On Sat, 07 Oct 2000, Eyal Lotem wrote:
> On Sat, 07 Oct 2000, Henrique M Holschuh wrote:
> > You need to design a new /etc/init.d/rc which instead of reading the rcS.d
> > and rc?.d link farms, reads the paralelized boot sequence from somewhere
> > else in /etc AND the old serialized sequence from the proper rc?.d folder,
> > merges the two, and executes the resulting list of serialized and
> > parellized initscripts.
> 
> No.  You need to create a Makefile, that can be SEPERATELY and INDEPENDENTLY 

No, "separately and independently" management will cause you problems. What
I mean to say is: You only have available the update-rc.d interface (and, if
I have my way with Debian's initsystem, you'll have a start-rc.d and
optional policy-rc.d interfaces as well, but that's a matter for another
post when I finish testing the code), and you must be able to migrate from
one init system to the other. Please look at the file-rc package to see how
its done.

I don't know what was going through my head when I said the crap above about
rc?.d. Here's what one should do if he wants to have any chance to build a
sysvlike (uses /etc/init.d/daemon initscripts) approach that works fine with
Debian:

1. change /etc/init.d/rc (and maybe /etc/init.d/rcS) to the new initsystem 
   machinery, using dpkg-divert.
2. provide script that migrates from old rc?.d to new scheme automatically.
3. provide script that migrates from new scheme to old rc?.d automatically,
   in such a way that doing 2, installing and removing packaages, and then 
   doing 3 will not lose initscript information.
4. use dpkg-divert to take over update-rc.d (and maybe, if I can prove it to
   be worth the hassle to deploy, take over start-rc.d as well) -- for a
   basic makefile approach you'll only need to take over update-rc.d, I 
   suppose.

1. is easier, cleaner and safer than mucking around with /sbin/init and
/etc/inittab IMHO, but changing the proper stuff in inittab would also work.
2 and 3. are the tools you'll need in your prerm and postinst scripts for
the paralell-initscript package :^). 4. is the only way to make the new
initsystem graceful and attach it to the current Debian packaging system.

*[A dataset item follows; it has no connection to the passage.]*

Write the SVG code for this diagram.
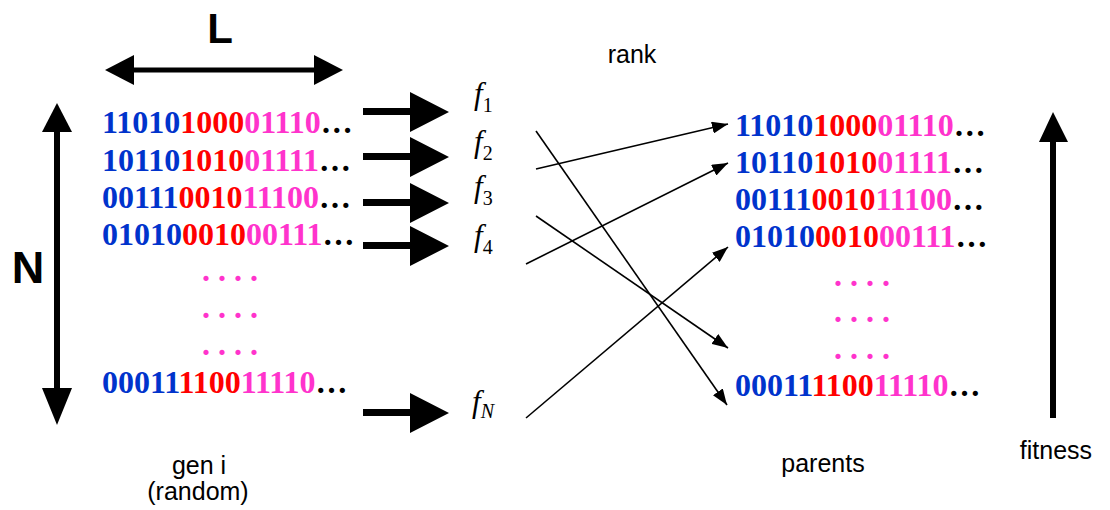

> > This needs quite a lot of work to be done right, but it is viable... as
> > long as you have a *human made* file describing all allowed paralelizations
> > (and everything else *especially stuff not in the allowed paralellization
> > list* runs serialized as it would be done by the stock rcS script, when
> > compared to each other AND the now paralelized initscripts).
> 
> Basically, all that needs to be specified, are the dependencies.  As I 

Yes. However, consider that you'll have to get policy through that make
these dependencies a required item for anything that goes in /etc/init.d,
and that the LSB guys are doing something like this (so you'll need to sync
the efforts with them, or at least attempt to do so -- Debian is supposed to
try to support the LSB, no? ).  This is a bit more painful and complicated
than what you made it out to be IMHO.

Not that it's impossible, but it's probably the most troublesome part as it
deals with quite a lot of human factors :-)

> > There is not enough information in place (in Debian) to build the
> > paralelization list automatically.
> 
> True, the Debian packages of daemons and other boot-related software need a 
> change to support maintaining the boot Makefile.

Yes. And I will bet with you that getting this into policy will require a
careful design and some effort. Your dependency information *needs* to be
usable for automated tools generating serialized initscripts as well, or it
isn't likely to be accepted, IMHO.

> I do not know much about the problems the LSB guys are encountering, but if 
> they are, their problem is probably not very similar to this one, because in 
> this one, its quite trivial to specify the obvious dependencies (at least all 
> that are handled by the sequential boot system).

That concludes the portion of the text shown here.